La nuit sous l'auvent fut … nocturne. Les couleurs du ciel sur la route, la lourdeur de l'air, l'origine du vent, le scintillement des premières étoiles signant l'humidité des hautes couches atmosphériques, tout cela m'avait fait penser qu'une averse n'était pas impossible en fin de nuit. Comme je déteste me réveiller déjà douché, au vent je ne suis pas resté, et l'auvent j'ai choisi. (1)
Je suis réveillé par Philippe un peu avant six heures, qui m'apporte au lit un café fumant et des croissants chauds à souhait. (2) La troupe se complète petit à petit, et par un prompt renfort nous nous vîmes ... quinze.
Je n'ai que trente mètres à faire pour me poster dans un ruisseau profond, y descendant en partie sur le cul, m'accrochant aux branches pour ne pas risquer une chute. Par chance, quelques ronces aussi secourables que sur-vitaminées m'aident à ne pas glisser trop vite … Une heure après j'entends un chien qui mène, passer un peu trop loin pour palpiter, et les deux tirs appliqués qui suivent. Je les saurai manqués quelques heures plus tard, juste après avoir entendu le souffle d'un cétacé qui refait surface ! Bizarre, d'autant que le ruisseau est à sec ... Ah non, c'est Philippe qui vient d'effectuer un parcours plutôt sportif ; allez, on déposte. Deux autres chasseurs seraient également tombés sur une mauvaise série de cartouches sur l'autre flanc de la battue. La qualité d'avant-guerre n'existe plus.
avant l'attaque
La bonne humeur serait totale si un chien de Bernard n'avait pas été blessé. Le sanglier en cause n'a dû courir qu'une centaine de mètres ou deux, tenant plusieurs fermes, et n'est jamais parti. Ce qui donne lieu à un débat fort intéressant sur notre manière de nous poster. Les postés sont arrivés d'en haut, et doivent effectuer une descente forcément bruyante dans les caillasses, et la population sus-scrofienne qui a l'ouïe fine sait alors qu'il vaut mieux tenir (la place) que courir (le risque d'une balle perdue). Diverses stratégies sont évoquées pour l'avenir : se poster loin, sur le plateau, voire monter vers ces postes. "C'est pas faux", aurais-je pu dire. De toutes façons, c'est plus pour les sportifs et bons marcheurs, ce coin …

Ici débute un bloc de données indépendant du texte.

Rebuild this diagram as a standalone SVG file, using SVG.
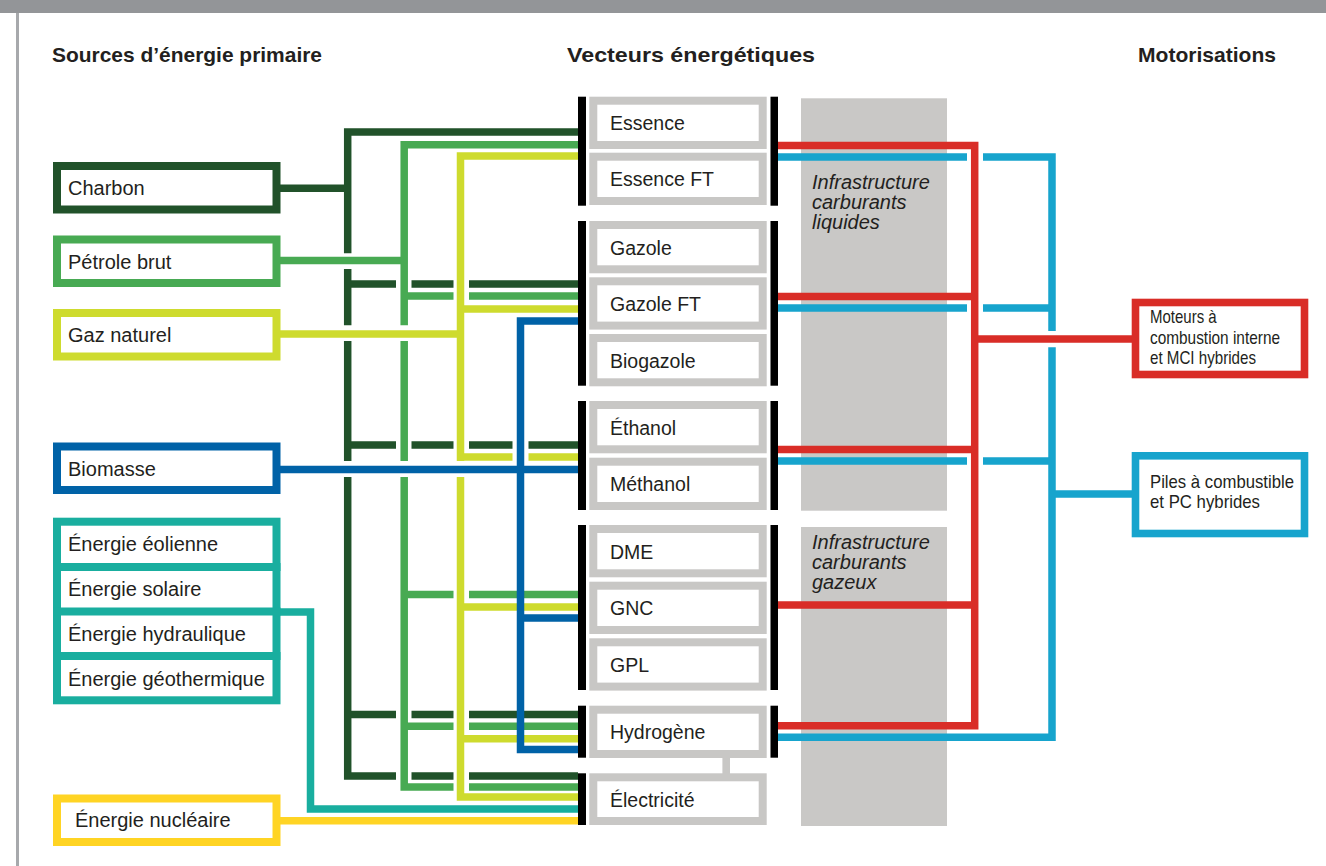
<svg xmlns="http://www.w3.org/2000/svg" width="1326" height="866" viewBox="0 0 1326 866">
<style>
.t{font-family:"Liberation Sans",Arial,sans-serif;fill:#231f20}
.lbl{font-size:20px}
.mid{font-size:19.5px}
.ttl{font-weight:bold;font-size:20.5px}
.inf{font-style:italic;font-size:20px}
.mot{font-size:18.5px}
.c{fill:none;stroke-width:7.5;stroke-linejoin:miter;stroke-linecap:butt}
.src{fill:#fff;stroke-width:8}
.vec{fill:#fff;stroke:#c8c7c5;stroke-width:8}
.bar{fill:#000}
.infra{fill:#c9c8c6}
</style>
<rect x="0" y="0" width="1326" height="13" fill="#939598"/>
<rect x="16" y="13" width="3" height="853" fill="#a7a9ac"/>
<g id="titles">
<text class="t ttl" x="52" y="62" textLength="270" lengthAdjust="spacingAndGlyphs">Sources d’énergie primaire</text>
<text class="t ttl" x="567" y="62" textLength="248" lengthAdjust="spacingAndGlyphs">Vecteurs énergétiques</text>
<text class="t ttl" x="1138" y="62" textLength="138" lengthAdjust="spacingAndGlyphs">Motorisations</text>
</g>
<g id="infra-liquides">
<rect class="infra" x="801" y="98.3" width="146" height="412.4"/>
<text class="t inf" x="812" y="189">Infrastructure</text>
<text class="t inf" x="812" y="209">carburants</text>
<text class="t inf" x="812" y="229">liquides</text>
</g>
<g id="infra-gazeux">
<rect class="infra" x="801" y="527" width="146" height="299"/>
<text class="t inf" x="812" y="549">Infrastructure</text>
<text class="t inf" x="812" y="569">carburants</text>
<text class="t inf" x="812" y="589">gazeux</text>
</g>
<g id="connectors">
<path class="c" stroke="#21522a" d="M280 188.3H347.7M578 132H347.7V253.3M347.7 269V325.3M347.7 341V461M347.7 477V776H396M411.5 776H453.5M469 776H578M347.7 284H396M411.5 284H453.5M469 284H578M347.7 445H396M411.5 445H453.5M469 445H512.5M528.5 445H578M347.7 714.5H396M411.5 714.5H453.5M469 714.5H578"/>
<path class="c" stroke="#48aa53" d="M280 260.5H404.2M578 144.8H404.2V325.3M404.2 341V461M404.2 477V787H453.5M469 787H578M404.2 296H453.5M469 296H578M404.2 594.5H453.5M469 594.5H578M404.2 726.3H453.5M469 726.3H578"/>
<path class="c" stroke="#cedb2e" d="M280 334H460.5M578 156H460.5V461M460.5 477V797H578M460.5 309H578M460.5 457H512.5M528.5 457H578M460.5 607H578M460.5 738.7H578"/>
<path class="c" stroke="#0062a7" d="M280 469.5H578M578 321H520.5V749.5H578M520.5 618H578"/>
<path class="c" stroke="#19ae9f" d="M280 612H310.5V809H578"/>
<path class="c" stroke="#ffd424" d="M280 820.7H578"/>
<path class="c" stroke="#d92d27" d="M778 145.5H974.7V725.7H778M778 296.5H974.7M778 449.5H974.7M778 605H974.7M974.7 339H1132"/>
<path class="c" stroke="#17a4cd" d="M778 157H967M983 157H1052V331M1052 347.3V737.3H778M778 308H967M983 308H1052M778 461H967M983 461H1052M1052 494H1132"/>
</g>
<g id="charbon"><rect class="src" stroke="#21522a" x="57" y="166" width="219.5" height="43.5"/><text class="t lbl" x="68" y="195">Charbon</text></g>
<g id="petrole"><rect class="src" stroke="#48aa53" x="57" y="239.5" width="219.5" height="43.5"/><text class="t lbl" x="68" y="268.5">Pétrole brut</text></g>
<g id="gaz"><rect class="src" stroke="#cedb2e" x="57" y="313" width="219.5" height="43.5"/><text class="t lbl" x="68" y="342">Gaz naturel</text></g>
<g id="biomasse"><rect class="src" stroke="#0062a7" x="57" y="446.5" width="219.5" height="43.5"/><text class="t lbl" x="68" y="475.5">Biomasse</text></g>
<g id="renouvelables">
<rect class="src" stroke="#19ae9f" x="57" y="521.7" width="219.5" height="178.6"/>
<path d="M53 567H280.5M53 611.5H280.5M53 656H280.5" stroke="#19ae9f" stroke-width="8" fill="none"/>
<text class="t lbl" x="68" y="551">Énergie éolienne</text>
<text class="t lbl" x="68" y="596">Énergie solaire</text>
<text class="t lbl" x="68" y="641">Énergie hydraulique</text>
<text class="t lbl" x="68" y="685.5">Énergie géothermique</text>
</g>
<g id="nucleaire"><rect class="src" stroke="#ffd424" x="57" y="798.5" width="219.5" height="43.5"/><text class="t lbl" x="75" y="827">Énergie nucléaire</text></g>
<g id="bars">
<rect class="bar" x="578" y="96.7" width="8" height="109"/><rect class="bar" x="770.5" y="96.7" width="7.5" height="109"/>
<rect class="bar" x="578" y="221" width="8" height="164.7"/><rect class="bar" x="770.5" y="221" width="7.5" height="164.7"/>
<rect class="bar" x="578" y="401" width="8" height="109"/><rect class="bar" x="770.5" y="401" width="7.5" height="109"/>
<rect class="bar" x="578" y="525" width="8" height="165"/><rect class="bar" x="770.5" y="525" width="7.5" height="165"/>
<rect class="bar" x="578" y="705.7" width="8" height="52"/><rect class="bar" x="770.5" y="705.7" width="7.5" height="52"/>
<rect class="bar" x="578" y="773.3" width="8" height="51.7"/>
</g>
<g id="essence"><rect class="vec" x="593.3" y="100.7" width="169.4" height="44.3"/><text class="t mid" x="610" y="130.3">Essence</text></g>
<g id="essence-ft"><rect class="vec" x="593.3" y="156.7" width="169.4" height="44.3"/><text class="t mid" x="610" y="186.3">Essence FT</text></g>
<g id="gazole"><rect class="vec" x="593.3" y="225" width="169.4" height="44.3"/><text class="t mid" x="610" y="254.6">Gazole</text></g>
<g id="gazole-ft"><rect class="vec" x="593.3" y="281.3" width="169.4" height="44.3"/><text class="t mid" x="610" y="310.9">Gazole FT</text></g>
<g id="biogazole"><rect class="vec" x="593.3" y="338" width="169.4" height="44.3"/><text class="t mid" x="610" y="367.6">Biogazole</text></g>
<g id="ethanol"><rect class="vec" x="593.3" y="405" width="169.4" height="44.3"/><text class="t mid" x="610" y="434.6">Éthanol</text></g>
<g id="methanol"><rect class="vec" x="593.3" y="461.7" width="169.4" height="44.3"/><text class="t mid" x="610" y="491.3">Méthanol</text></g>
<g id="dme"><rect class="vec" x="593.3" y="529" width="169.4" height="44.3"/><text class="t mid" x="610" y="558.6">DME</text></g>
<g id="gnc"><rect class="vec" x="593.3" y="585.7" width="169.4" height="44.3"/><text class="t mid" x="610" y="615.3">GNC</text></g>
<g id="gpl"><rect class="vec" x="593.3" y="642.3" width="169.4" height="44.3"/><text class="t mid" x="610" y="671.9">GPL</text></g>
<g id="hydrogene"><rect x="722.4" y="756" width="7.6" height="19" fill="#c8c7c5"/><rect class="vec" x="593.3" y="709.7" width="169.4" height="44.3"/><text class="t mid" x="610" y="739.3">Hydrogène</text></g>
<g id="electricite"><rect class="vec" x="593.3" y="777.3" width="169.4" height="43.7"/><text class="t mid" x="610" y="806.9">Électricité</text></g>
<g id="moteurs">
<rect fill="#fff" stroke="#d92d27" stroke-width="7.6" x="1135.5" y="302.5" width="169" height="72"/>
<text class="t mot" x="1150" y="323.3" textLength="66.7" lengthAdjust="spacingAndGlyphs">Moteurs à</text>
<text class="t mot" x="1150" y="344" textLength="130" lengthAdjust="spacingAndGlyphs">combustion interne</text>
<text class="t mot" x="1150" y="364.3" textLength="106" lengthAdjust="spacingAndGlyphs">et MCI hybrides</text>
</g>
<g id="piles">
<rect fill="#fff" stroke="#17a4cd" stroke-width="7.6" x="1135.5" y="455.8" width="169" height="77.7"/>
<text class="t mot" x="1150" y="487.7" textLength="144" lengthAdjust="spacingAndGlyphs">Piles à combustible</text>
<text class="t mot" x="1150" y="507.7" textLength="110" lengthAdjust="spacingAndGlyphs">et PC hybrides</text>
</g>
</svg>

Mais quel bonheur de ne pas avoir de gibier à préparer ! Nous causons tranquillement truffes, morilles, fromages rehaussés de raisin, discussion qui relève un casse-croûte frugal mais riche en crudités : jambon cru, fromage au lait cru ... Nous sommes tout heureux des bons moments de chasse qui s'annoncent.
A son retour, Bernard nous apprend que les blessures de son chien ne sont pas trop graves, et qu'il doit le récupérer deux heures plus tard. Sans doute la couture au point de croix prend-elle plus de temps ? Alors que j'avais quasiment remis une tenue civile, Bernard, propose que nous l'aidions à tuer ces deux heures d'une toute petite traquette. Nous adhérons, un bocard passe à deux pas de moi, que je photographie en pro
. Nous nous déplaçons, mais la pendule tourne. Je dois être la maison pour vingt heures, je m'éclipse après avoir envoyé un message au président. Qui m'apprend un peu plus tard que deux sangliers ne mangeront plus de raisins.
elle est pas belle, la vue ?
Alors, me serais-je trompé dans mon optimisme béat ? Que non ! Je rapporte à ma douce bien mieux- selon elle- que tous les chevreuils du monde : de magnifiques tomates d'un jardin aveyronnais et de superbes oignons rescapés du casse-croûte! Merci Bernard, (ou Serge) : il change souvent de prénom...
(1) En réalité, j'avais consulté la météo, mais ça ne colle pas trop pour un récit épique.
(2) les dix premiers mots sont la pure vérité.